Directions for this task: Using the listing below, output only the lines from the one that contains "Give me the D3.js source for this chart." through the one that contains "const menuHint = '<MS>", inclusive, exactly as given and without images.
━━━━━━━━
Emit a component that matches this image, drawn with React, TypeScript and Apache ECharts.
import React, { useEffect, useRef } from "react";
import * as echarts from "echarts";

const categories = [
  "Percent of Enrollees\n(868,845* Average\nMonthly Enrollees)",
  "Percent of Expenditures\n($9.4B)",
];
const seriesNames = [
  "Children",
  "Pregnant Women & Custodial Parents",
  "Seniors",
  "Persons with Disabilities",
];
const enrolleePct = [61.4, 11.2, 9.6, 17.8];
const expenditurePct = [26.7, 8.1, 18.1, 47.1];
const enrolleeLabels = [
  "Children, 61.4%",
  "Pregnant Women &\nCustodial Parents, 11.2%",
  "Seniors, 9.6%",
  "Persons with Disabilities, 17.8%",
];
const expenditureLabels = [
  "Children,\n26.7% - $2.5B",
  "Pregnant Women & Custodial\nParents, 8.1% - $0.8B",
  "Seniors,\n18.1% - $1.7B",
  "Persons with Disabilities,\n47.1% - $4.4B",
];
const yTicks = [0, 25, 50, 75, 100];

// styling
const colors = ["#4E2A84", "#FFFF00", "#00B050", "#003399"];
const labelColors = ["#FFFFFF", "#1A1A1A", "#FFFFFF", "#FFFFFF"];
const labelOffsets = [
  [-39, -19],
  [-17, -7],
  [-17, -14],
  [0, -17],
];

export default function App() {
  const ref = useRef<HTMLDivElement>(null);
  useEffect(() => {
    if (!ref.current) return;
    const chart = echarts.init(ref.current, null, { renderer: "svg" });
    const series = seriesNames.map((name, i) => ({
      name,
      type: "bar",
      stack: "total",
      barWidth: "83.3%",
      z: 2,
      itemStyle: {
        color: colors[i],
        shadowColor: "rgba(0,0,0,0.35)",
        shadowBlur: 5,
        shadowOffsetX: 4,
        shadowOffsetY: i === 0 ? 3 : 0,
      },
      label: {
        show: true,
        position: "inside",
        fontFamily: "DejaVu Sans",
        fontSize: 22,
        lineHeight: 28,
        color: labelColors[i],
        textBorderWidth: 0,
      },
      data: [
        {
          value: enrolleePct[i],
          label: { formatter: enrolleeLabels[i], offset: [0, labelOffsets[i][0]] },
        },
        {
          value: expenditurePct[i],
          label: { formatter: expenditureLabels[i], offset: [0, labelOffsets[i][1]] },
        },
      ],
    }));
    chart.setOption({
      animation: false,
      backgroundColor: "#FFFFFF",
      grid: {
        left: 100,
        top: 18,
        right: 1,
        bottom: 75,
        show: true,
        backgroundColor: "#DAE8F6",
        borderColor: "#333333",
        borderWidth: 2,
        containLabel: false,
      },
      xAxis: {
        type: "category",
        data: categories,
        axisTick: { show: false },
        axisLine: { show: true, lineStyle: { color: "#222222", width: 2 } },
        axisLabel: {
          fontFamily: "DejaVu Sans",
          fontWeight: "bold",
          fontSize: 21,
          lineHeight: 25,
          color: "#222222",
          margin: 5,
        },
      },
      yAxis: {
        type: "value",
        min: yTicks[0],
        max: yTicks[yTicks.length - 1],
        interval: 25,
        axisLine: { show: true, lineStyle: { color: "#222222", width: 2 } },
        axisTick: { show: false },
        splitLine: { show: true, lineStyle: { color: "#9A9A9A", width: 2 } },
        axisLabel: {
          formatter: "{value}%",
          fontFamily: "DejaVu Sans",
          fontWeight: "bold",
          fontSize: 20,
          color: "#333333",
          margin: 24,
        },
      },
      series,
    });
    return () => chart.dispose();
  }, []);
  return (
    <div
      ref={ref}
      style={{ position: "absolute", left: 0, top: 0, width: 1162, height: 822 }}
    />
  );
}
━━━━━━━━
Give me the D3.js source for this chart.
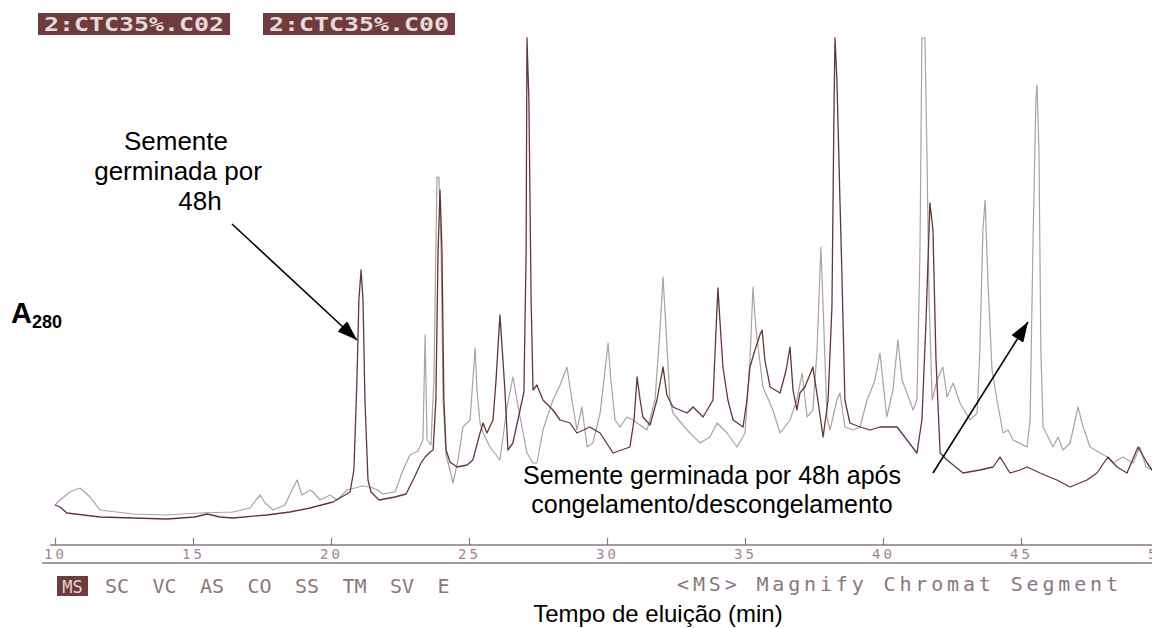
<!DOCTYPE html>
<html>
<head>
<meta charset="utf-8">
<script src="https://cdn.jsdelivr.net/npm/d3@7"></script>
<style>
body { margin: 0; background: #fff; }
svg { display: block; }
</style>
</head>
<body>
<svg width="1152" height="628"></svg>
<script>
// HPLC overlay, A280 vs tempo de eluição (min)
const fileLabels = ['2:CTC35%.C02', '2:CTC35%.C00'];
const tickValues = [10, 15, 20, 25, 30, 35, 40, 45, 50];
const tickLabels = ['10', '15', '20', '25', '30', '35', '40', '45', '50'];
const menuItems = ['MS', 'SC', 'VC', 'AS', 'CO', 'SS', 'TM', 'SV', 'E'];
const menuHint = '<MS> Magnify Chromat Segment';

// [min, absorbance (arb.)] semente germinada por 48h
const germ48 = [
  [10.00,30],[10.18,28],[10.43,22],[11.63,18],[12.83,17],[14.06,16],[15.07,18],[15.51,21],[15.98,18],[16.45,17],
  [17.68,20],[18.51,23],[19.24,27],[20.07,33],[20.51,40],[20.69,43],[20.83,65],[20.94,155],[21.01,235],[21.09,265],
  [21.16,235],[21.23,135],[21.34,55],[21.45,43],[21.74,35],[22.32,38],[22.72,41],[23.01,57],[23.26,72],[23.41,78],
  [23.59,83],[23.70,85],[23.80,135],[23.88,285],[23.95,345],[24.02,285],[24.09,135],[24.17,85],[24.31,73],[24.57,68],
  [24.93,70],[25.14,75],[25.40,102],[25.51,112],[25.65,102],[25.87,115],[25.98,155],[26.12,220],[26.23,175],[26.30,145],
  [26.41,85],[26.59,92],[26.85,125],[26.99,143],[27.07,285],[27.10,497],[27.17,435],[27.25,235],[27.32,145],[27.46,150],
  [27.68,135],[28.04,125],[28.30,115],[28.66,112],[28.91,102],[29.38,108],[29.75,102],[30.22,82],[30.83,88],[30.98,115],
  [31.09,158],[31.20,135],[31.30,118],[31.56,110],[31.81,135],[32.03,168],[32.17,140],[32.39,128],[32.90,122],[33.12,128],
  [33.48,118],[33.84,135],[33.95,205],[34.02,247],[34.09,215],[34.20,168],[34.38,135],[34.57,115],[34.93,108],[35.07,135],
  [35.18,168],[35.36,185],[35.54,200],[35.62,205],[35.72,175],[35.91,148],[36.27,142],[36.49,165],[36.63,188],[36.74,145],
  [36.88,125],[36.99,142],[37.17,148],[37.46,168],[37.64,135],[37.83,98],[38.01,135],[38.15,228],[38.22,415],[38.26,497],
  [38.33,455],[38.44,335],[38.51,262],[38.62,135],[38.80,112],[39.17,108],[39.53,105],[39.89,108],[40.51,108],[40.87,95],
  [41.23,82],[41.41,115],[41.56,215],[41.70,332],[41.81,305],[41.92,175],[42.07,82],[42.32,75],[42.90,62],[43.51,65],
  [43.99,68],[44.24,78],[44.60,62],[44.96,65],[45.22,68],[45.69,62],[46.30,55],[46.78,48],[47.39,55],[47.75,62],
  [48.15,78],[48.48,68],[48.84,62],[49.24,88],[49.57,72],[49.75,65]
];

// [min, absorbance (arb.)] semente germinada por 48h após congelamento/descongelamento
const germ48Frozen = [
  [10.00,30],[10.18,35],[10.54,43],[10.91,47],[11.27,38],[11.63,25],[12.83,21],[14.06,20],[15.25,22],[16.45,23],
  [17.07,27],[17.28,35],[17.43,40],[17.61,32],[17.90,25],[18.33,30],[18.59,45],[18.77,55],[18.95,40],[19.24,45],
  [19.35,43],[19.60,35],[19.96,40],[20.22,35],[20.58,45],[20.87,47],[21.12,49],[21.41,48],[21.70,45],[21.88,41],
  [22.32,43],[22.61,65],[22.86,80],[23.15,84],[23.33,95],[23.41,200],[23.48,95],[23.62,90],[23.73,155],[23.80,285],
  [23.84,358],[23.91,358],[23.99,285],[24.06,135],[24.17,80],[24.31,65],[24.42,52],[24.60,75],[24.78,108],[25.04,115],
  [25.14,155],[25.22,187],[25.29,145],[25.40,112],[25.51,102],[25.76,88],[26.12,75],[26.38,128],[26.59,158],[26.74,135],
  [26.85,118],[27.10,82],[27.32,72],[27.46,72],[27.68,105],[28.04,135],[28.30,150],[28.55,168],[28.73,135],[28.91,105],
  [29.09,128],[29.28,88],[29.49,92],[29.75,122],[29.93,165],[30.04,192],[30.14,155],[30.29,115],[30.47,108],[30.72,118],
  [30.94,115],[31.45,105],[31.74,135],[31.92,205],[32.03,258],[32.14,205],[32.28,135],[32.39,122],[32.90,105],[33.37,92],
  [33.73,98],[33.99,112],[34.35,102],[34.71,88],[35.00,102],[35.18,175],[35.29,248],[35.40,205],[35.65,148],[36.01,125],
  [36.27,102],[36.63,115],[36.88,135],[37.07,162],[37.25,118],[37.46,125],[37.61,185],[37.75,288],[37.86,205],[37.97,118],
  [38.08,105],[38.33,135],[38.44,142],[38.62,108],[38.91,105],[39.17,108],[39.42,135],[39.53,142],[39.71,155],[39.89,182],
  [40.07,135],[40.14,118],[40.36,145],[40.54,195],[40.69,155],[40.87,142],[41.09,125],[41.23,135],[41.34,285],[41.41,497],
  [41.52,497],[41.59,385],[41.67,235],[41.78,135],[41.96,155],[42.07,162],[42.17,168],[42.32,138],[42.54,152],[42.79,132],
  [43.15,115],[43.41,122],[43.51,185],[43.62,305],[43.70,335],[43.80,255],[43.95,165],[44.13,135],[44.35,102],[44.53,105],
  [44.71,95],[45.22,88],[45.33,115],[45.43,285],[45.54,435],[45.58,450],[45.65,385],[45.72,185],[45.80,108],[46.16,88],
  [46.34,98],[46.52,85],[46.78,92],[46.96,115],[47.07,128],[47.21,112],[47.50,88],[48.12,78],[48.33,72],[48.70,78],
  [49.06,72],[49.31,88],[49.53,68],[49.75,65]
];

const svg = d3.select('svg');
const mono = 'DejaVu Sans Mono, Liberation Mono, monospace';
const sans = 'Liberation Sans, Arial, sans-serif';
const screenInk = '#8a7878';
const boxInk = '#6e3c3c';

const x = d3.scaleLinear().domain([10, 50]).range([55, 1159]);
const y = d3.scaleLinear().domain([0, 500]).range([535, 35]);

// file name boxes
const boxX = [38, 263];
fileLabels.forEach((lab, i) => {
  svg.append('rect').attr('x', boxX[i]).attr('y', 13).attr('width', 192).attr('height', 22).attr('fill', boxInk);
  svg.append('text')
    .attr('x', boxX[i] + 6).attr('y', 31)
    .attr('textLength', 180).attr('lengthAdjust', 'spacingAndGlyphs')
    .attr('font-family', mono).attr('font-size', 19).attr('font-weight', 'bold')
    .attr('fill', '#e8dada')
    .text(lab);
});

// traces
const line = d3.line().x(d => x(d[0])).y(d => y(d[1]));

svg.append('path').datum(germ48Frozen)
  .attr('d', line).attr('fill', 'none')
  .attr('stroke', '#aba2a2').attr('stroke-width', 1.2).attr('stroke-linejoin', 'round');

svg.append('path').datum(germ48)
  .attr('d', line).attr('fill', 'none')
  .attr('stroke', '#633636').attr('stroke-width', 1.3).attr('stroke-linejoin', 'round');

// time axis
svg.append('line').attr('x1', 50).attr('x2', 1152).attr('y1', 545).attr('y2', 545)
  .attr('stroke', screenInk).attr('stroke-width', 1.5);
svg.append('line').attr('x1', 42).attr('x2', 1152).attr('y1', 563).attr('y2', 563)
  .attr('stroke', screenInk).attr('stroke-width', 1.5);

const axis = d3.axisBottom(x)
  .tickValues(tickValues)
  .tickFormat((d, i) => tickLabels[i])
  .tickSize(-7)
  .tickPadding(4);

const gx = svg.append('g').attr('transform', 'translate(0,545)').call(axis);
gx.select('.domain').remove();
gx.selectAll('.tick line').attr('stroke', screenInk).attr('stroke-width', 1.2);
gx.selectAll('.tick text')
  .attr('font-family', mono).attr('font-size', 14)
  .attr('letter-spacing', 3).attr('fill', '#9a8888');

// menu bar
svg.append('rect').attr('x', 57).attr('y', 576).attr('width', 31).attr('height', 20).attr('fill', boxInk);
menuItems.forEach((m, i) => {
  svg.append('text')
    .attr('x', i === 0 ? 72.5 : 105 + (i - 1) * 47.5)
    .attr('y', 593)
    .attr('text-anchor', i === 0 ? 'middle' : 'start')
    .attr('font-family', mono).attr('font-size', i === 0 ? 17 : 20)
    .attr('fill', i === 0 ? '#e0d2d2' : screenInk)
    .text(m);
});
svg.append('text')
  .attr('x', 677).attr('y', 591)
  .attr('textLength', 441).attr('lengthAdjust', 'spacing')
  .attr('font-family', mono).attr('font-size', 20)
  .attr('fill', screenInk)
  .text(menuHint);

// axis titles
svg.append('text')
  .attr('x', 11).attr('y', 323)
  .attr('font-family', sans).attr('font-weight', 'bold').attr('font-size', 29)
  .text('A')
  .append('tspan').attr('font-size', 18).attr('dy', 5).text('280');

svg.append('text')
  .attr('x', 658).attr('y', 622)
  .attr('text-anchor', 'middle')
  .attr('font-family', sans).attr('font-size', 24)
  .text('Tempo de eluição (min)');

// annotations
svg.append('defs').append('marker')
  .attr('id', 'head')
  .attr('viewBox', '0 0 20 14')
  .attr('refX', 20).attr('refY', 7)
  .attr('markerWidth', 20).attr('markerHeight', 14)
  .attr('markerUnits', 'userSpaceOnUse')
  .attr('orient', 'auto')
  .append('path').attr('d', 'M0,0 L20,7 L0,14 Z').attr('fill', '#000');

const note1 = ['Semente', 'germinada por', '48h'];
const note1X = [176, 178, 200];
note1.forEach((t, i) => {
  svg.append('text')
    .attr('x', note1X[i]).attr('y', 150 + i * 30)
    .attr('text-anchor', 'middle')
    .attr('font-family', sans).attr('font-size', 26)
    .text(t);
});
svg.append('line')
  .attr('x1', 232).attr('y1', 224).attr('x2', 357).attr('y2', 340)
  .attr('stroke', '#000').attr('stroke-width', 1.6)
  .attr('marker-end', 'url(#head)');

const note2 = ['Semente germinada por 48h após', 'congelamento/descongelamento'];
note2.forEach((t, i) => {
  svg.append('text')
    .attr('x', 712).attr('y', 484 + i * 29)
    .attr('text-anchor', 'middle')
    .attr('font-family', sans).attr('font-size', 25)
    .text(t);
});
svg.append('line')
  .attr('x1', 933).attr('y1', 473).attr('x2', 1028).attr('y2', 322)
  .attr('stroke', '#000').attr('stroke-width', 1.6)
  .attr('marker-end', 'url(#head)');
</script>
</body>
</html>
━━━━━━━━
Written response:
Give me the D3.js source for this chart.
<!DOCTYPE html>
<html>
<head>
<meta charset="utf-8">
<script src="https://cdn.jsdelivr.net/npm/d3@7"></script>
<style>
body { margin: 0; background: #fff; }
svg { display: block; }
</style>
</head>
<body>
<svg width="1152" height="628"></svg>
<script>
// HPLC overlay, A280 vs tempo de eluição (min)
const fileLabels = ['2:CTC35%.C02', '2:CTC35%.C00'];
const tickValues = [10, 15, 20, 25, 30, 35, 40, 45, 50];
const tickLabels = ['10', '15', '20', '25', '30', '35', '40', '45', '50'];
const menuItems = ['MS', 'SC', 'VC', 'AS', 'CO', 'SS', 'TM', 'SV', 'E'];
const menuHint = '<MS> Magnify Chromat Segment';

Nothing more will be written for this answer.